In most cases where NVS is the main task, NeRF[3] and 3DGS become the primary comparison models.

Figure 2: NeRF vs. Gaussian Splatting (Source: Image taken from [7]).

NeRF represents a 3D scene implicitly using a neural network, which relies on density and radiance as key parameters in volumetric rendering. Density controls transparency, while radiance captures color and lighting influenced by the scene’s environment. This allows NeRF to infer the structure and spatial arrangement of objects.

In contrast, 3DGS represents the 3D scene explicitly through elliptic 3D points called 3D Gaussians. Each Gaussian has attributes such as position, size, color, opacity, and directionality. 3DGS takes point clouds as input, which are generated by 2D images beforehand. Those points are simply samples of the surface, with each point containing its own position and color information. Using each point as a center, 3D Gaussians are generated, and their attributes are trained to match the ground truth input images. What makes 3DGS so popular is its ability to perform 3D reconstruction and NVS almost in real-time.

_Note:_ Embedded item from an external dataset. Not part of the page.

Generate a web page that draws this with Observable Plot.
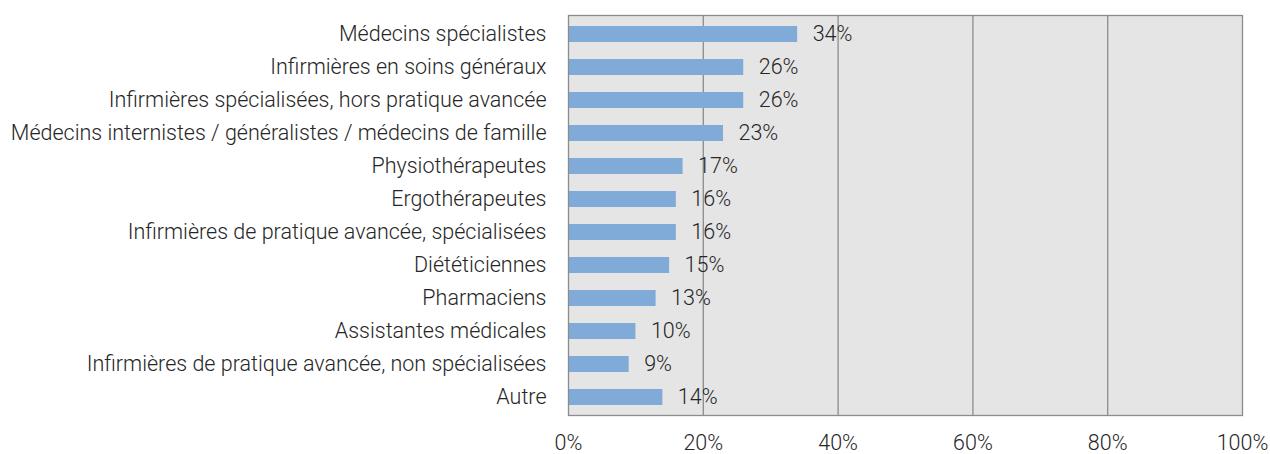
<!DOCTYPE html>
<html>
<head>
<meta charset="utf-8">
<script src="https://cdn.jsdelivr.net/npm/d3@7"></script>
<script src="https://cdn.jsdelivr.net/npm/@observablehq/plot@0.6"></script>
<style>
  html, body { margin: 0; padding: 0; background: #fff; }
  #chart svg { font-family: Roboto, "Noto Sans", sans-serif; font-weight: 300; }
</style>
</head>
<body>
<div id="chart"></div>
<script>
const categories = [
  "Médecins spécialistes",
  "Infirmières en soins généraux",
  "Infirmières spécialisées, hors pratique avancée",
  "Médecins internistes / généralistes / médecins de famille",
  "Physiothérapeutes",
  "Ergothérapeutes",
  "Infirmières de pratique avancée, spécialisées",
  "Diététiciennes",
  "Pharmaciens",
  "Assistantes médicales",
  "Infirmières de pratique avancée, non spécialisées",
  "Autre"
];
const values = [34, 26, 26, 23, 17, 16, 16, 15, 13, 10, 9, 14];
const xTicks = [0, 20, 40, 60, 80, 100];
const gridTicks = [20, 40, 60, 80];

const data = categories.map((c, i) => ({category: c, value: values[i]}));

const chart = Plot.plot({
  width: 1270,
  height: 454,
  marginLeft: 568,
  marginRight: 28,
  marginTop: 15,
  marginBottom: 39,
  style: {fontSize: "21.5px", color: "#262626", background: "#fff"},
  x: {domain: [0, 100], ticks: xTicks, tickFormat: d => d + "%", tickSize: 0, tickPadding: 19, label: null},
  y: {domain: categories, paddingInner: 0.52, paddingOuter: 0.26, tickSize: 0, tickPadding: 22, label: null},
  marks: [
    Plot.frame({fill: "#e5e5e5", stroke: "none"}),
    Plot.ruleX(gridTicks, {stroke: "#8c8c8c", strokeWidth: 1.3, strokeOpacity: 1}),
    Plot.barX(data, {x: "value", y: "category", fill: "#80aad8"}),
    Plot.text(data, {x: "value", y: "category", text: d => d.value + "%", textAnchor: "start", dx: 15, fill: "#262626", fontSize: 21.5}),
    Plot.frame({stroke: "#8c8c8c", strokeWidth: 1.3})
  ]
});
document.getElementById("chart").appendChild(chart);
</script>
</body>
</html>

Here, an important question arises: 3D Gaussian Splatting requires sufficient points to represent 3D scene adequately, so what happens if there aren’t enough points to fully capture the scene? Can 3DGS still generate a reasonable representation of the scene under such sparse conditions?

Few-shot 3DGS

Figure 3: FSGS Pipeline (Source: Image taken from FSGS paper).

Problem Setting

3DGS alone struggles to accurately represent a 3D scene with only a few points to generate the initial Gaussians. Let’s consider the challenges that arise from sparse input. First, with limited inputs, the model has fewer reference views, resulting in a lack of perspective on parts of the scene that aren’t directly visible. This makes depth prediction difficult. Second, the lack of diverse viewpoints means there aren’t enough Gaussians to adequately “paint” the scene.

The authors of FSGS identify two key problems that emerge when applying 3DGS with sparse input:

1. Smooth Texture

With sparse input, 3DGS fails to generate a sufficient number of Gaussians. This results in larger or overly stretched Gaussians (which, under normal conditions, are managed by the "Adaptive Density Control" technique in 3DGS). Consequently, the model fails to capture fine details of the scene, leading to overly smooth textures.

2. Overfitting Propensity

Sparse input also increases the model's tendency to overfit to the training viewpoints. This causes an inaccurate representation of the scene, with Gaussians stretched in the direction of the training views.

Approaches

To address the challenges mentioned above, FSGS adopts two main approaches, essentially aiming to generate "more" of the sparse elements: more Gaussians and more images (and consequently, more depth information).

1. Proximity-guided Gaussian Unpooling

Figure 4: (a) Gaussian Unpooling(Source: Image taken from FSGS paper). (b) Detailed Gaussian Unpooling Process with K=3. by the author.

Proximity-guided Gaussian Unpooling is a technique to create additional Gaussians in optimal locations by using a proximity graph. In this method, one of the existing Gaussians is designated as the "Source" Gaussian, and its nearest $K$ Gaussians are designated as "Destination" Gaussians. Specifically, the Source Gaussian is the one with the smallest Euclidean distance to the other three Gaussians. By computing the Euclidean distance between the Source Gaussian and each Destination Gaussian, if the distance exceeds a certain threshold, a new Gaussian is generated between the two along the connecting line. The new Gaussian inherits the initial scale and opacity of the Destination Gaussian, while other attributes are initialized to zero.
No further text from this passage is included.